Pakistan: Große Abhängigkeit von China
Auf der Liste der größten Waffenimporteure der Welt belegt Pakistan Rang fünf. In den vergangenen Jahren hat Islamabad insbesondere in seine Luftwaffe und Marine investiert. Die meisten Lieferungen stammen aus China, in den vergangenen vier Jahren bezog Pakistan 81 Prozent seiner Rüstungsgüter aus der Volksrepublik.
Chinas Beziehungen zu Indien sind nicht zuletzt aufgrund verschiedener Grenzkonflikte - auch in Kaschmir - angespannt, dafür unterhält Peking enge wirtschaftliche Beziehungen zu Pakistan: Über den "Chinesisch-Pakistanischen Wirtschaftskorridor" (CPEC) erlangen chinesische Güter einen Zugang zum Indischen Ozean. An dessen Endpunkt liegt der pakistanische Tiefseehafen Gwadar, der auch von der chinesischen Marine genutzt wird.
Ausgeglichene Atomwaffenarsenale
Rein zahlenmäßig und auch technologisch sind die konventionellen indischen Streitkräfte den pakistanischen deutlich überlegen. Doch was den Konflikt um Kaschmir und eine mögliche Eskalation besonders gefährlich macht: Sowohl Indien als auch Pakistan sind Atommächte, besitzen SIPRI-Schätzungen zufolge jeweils rund 170 Nuklearsprengköpfe.
Beide Länder verfolgen den Ansatz, eine Anzahl an Atomwaffen zu halten, die ausreicht, um eine glaubwürdige Abschreckung zu gewährleisten. Während sich Indien 1999 einseitig verpflichtet hat, auf einen atomaren Erstschlag zu verzichten, gibt es in Pakistan angesichts der deutlichen konventionellen Unterlegenheit gegenüber Indien keine solche Verzichtserklärung. Sollte Pakistan in einem offenen Krieg stark in die Defensive gedrängt werden, behält es sich zumindest die Option eines nuklearen Erstschlages vor.
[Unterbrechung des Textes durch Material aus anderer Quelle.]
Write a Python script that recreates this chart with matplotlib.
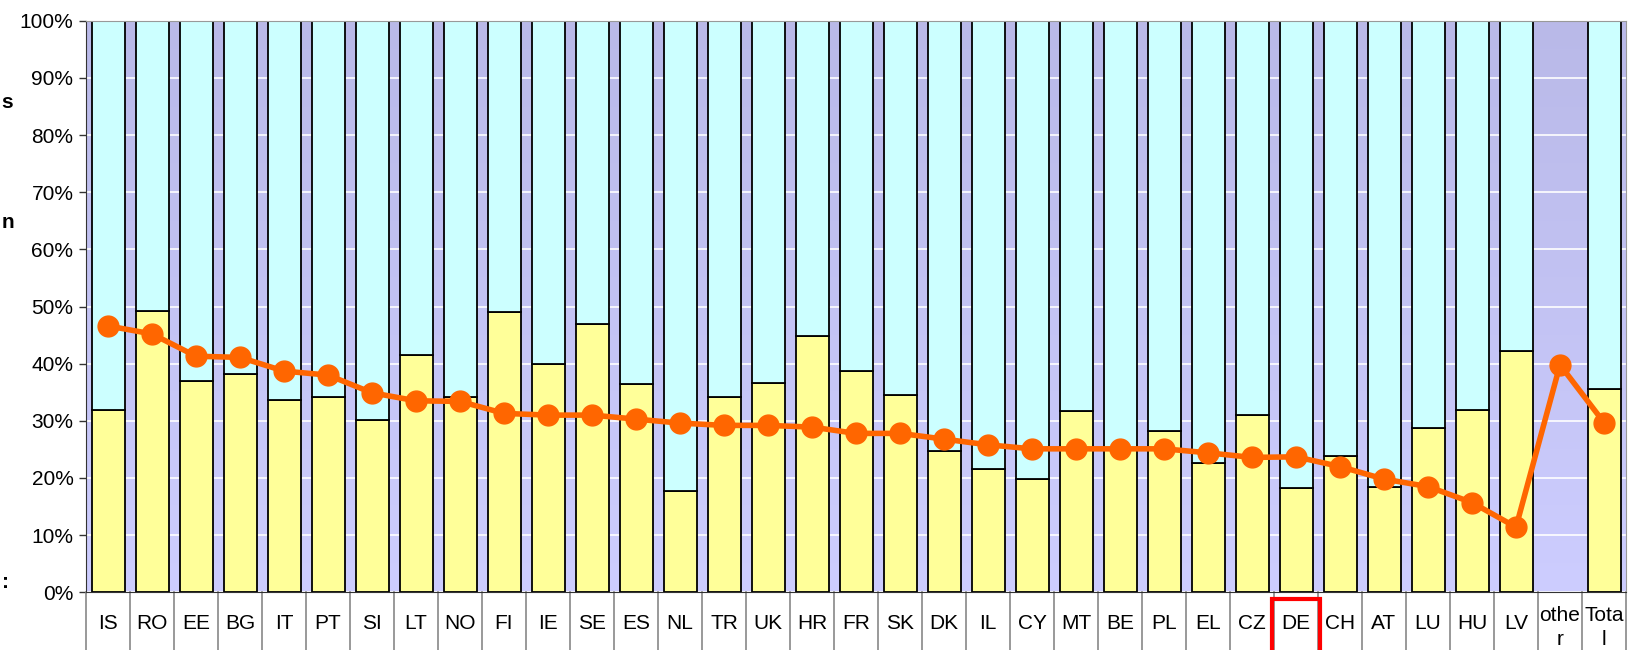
import numpy as np
import matplotlib.pyplot as plt
from matplotlib.patches import Rectangle

plt.rcParams['font.family'] = ['Liberation Sans', 'DejaVu Sans']

# categories (countries) in chart order
countries = ['IS', 'RO', 'EE', 'BG', 'IT', 'PT', 'SI', 'LT', 'NO', 'FI', 'IE', 'SE',
             'ES', 'NL', 'TR', 'UK', 'HR', 'FR', 'SK', 'DK', 'IL', 'CY', 'MT', 'BE',
             'PL', 'EL', 'CZ', 'DE', 'CH', 'AT', 'LU', 'HU', 'LV', 'othe\nr', 'Tota\nl']

# lower (yellow) share of each bar, in %; "other" has no bar
lower_share = [31.9, 49.3, 37.0, 38.2, 33.6, 34.2, 30.1, 41.6, 34.2, 49.0, 39.9, 46.9,
               36.4, 17.8, 34.2, 36.7, 44.8, 38.8, 34.6, 24.8, 21.6, 19.9, 31.8, 24.9,
               28.3, 22.7, 31.1, 18.2, 23.8, 18.5, 28.7, 31.9, 42.3, np.nan, 35.6]

# orange line values, in %
line_vals = [46.6, 45.2, 41.3, 41.1, 38.7, 38.0, 34.9, 33.5, 33.4, 31.3, 31.0, 31.0,
             30.3, 29.6, 29.2, 29.2, 28.9, 27.8, 27.8, 26.8, 25.8, 25.1, 25.1, 25.1,
             25.1, 24.4, 23.6, 23.7, 22.0, 19.8, 18.5, 15.7, 11.4, 39.8, 29.7]

highlight = 'DE'

x = np.arange(len(countries))
lower = np.array(lower_share)
upper = np.where(np.isnan(lower), np.nan, 100 - lower)

fig = plt.figure(figsize=(16.28, 6.5), dpi=100)
ax = fig.add_axes([86 / 1628, 57.7 / 650, 1540 / 1628, 571.6 / 650])

# gradient plot background
grad = np.linspace(0, 1, 256).reshape(-1, 1)
top_c = np.array([185, 185, 232]) / 255
bot_c = np.array([205, 205, 255]) / 255
img = top_c + (bot_c - top_c) * grad[:, :, None]
ax.imshow(img, extent=[-0.5, len(countries) - 0.5, 0, 100], aspect='auto',
          origin='upper', zorder=0)

ax.yaxis.grid(True, color='white', linewidth=1.2, zorder=1)
ax.set_axisbelow(True)

ax.bar(x, lower, width=0.75, color='#FFFF99', edgecolor='black', linewidth=1.3, zorder=2)
ax.bar(x, upper, width=0.75, bottom=lower, color='#CCFFFF', edgecolor='black',
       linewidth=1.3, zorder=2)

ax.plot(x, line_vals, color='#FF6600', linewidth=4, marker='o', markersize=15,
        zorder=3)

ax.set_xlim(-0.5, len(countries) - 0.5)
ax.set_ylim(0, 100)
ax.set_yticks(np.arange(0, 101, 10))
ax.set_yticklabels([f'{v}%' for v in range(0, 101, 10)], fontsize=15)
ax.tick_params(axis='y', length=5, width=1, color='#333333', pad=4)
ax.set_xticks([])

for s in ['top', 'right']:
    ax.spines[s].set_color('#999999')
ax.spines['left'].set_color('#333333')
ax.spines['bottom'].set_color('#333333')

# category table below the axis
for b in np.arange(-0.5, len(countries), 1.0):
    ax.plot([b, b], [0, -12], color='#888888', linewidth=1.2, clip_on=False, zorder=1)
for xi, name in zip(x, countries):
    if '\n' in name:
        ax.text(xi, -6.2, name, ha='center', va='center', fontsize=15,
                linespacing=1.3, clip_on=False)
    else:
        ax.text(xi, -5.4, name, ha='center', va='center', fontsize=15, clip_on=False)

hi = countries.index(highlight)
ax.add_patch(Rectangle((hi - 0.55, -12), 1.1, 10.8, fill=False, edgecolor='#FF0000',
                       linewidth=3, clip_on=False, zorder=4))

# axis title remnants on the left edge
fig.text(0.001, 1 - 103 / 650, 's', fontsize=15, fontweight='bold', va='center')
fig.text(0.001, 1 - 222 / 650, 'n', fontsize=15, fontweight='bold', va='center')
fig.text(0.001, 1 - 583 / 650, ':', fontsize=15, fontweight='bold', va='center')

fig.savefig('out.png', dpi=100)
Seit ihrer Staatsgründung im Jahre 1947 führten Indien und Pakistan drei Kriege gegeneinander, den letzten im Jahr 1971. Als junge Atommächte gerieten die beiden Staaten im sogenannten Kargil-Konflikt 1999 aneinander, konnten eine weitergehende Eskalation aber nach wenigen Monaten verhindern. Seitdem haben beide Länder ihre Atomwaffenarsenale kontinuierlich ausgebaut.
Änderungshinweis: Angesichts abweichender Zahlen in unterschiedlichen Quellen haben wir das Ranking der militärischen Stärke Indiens und Pakistans neu formuliert.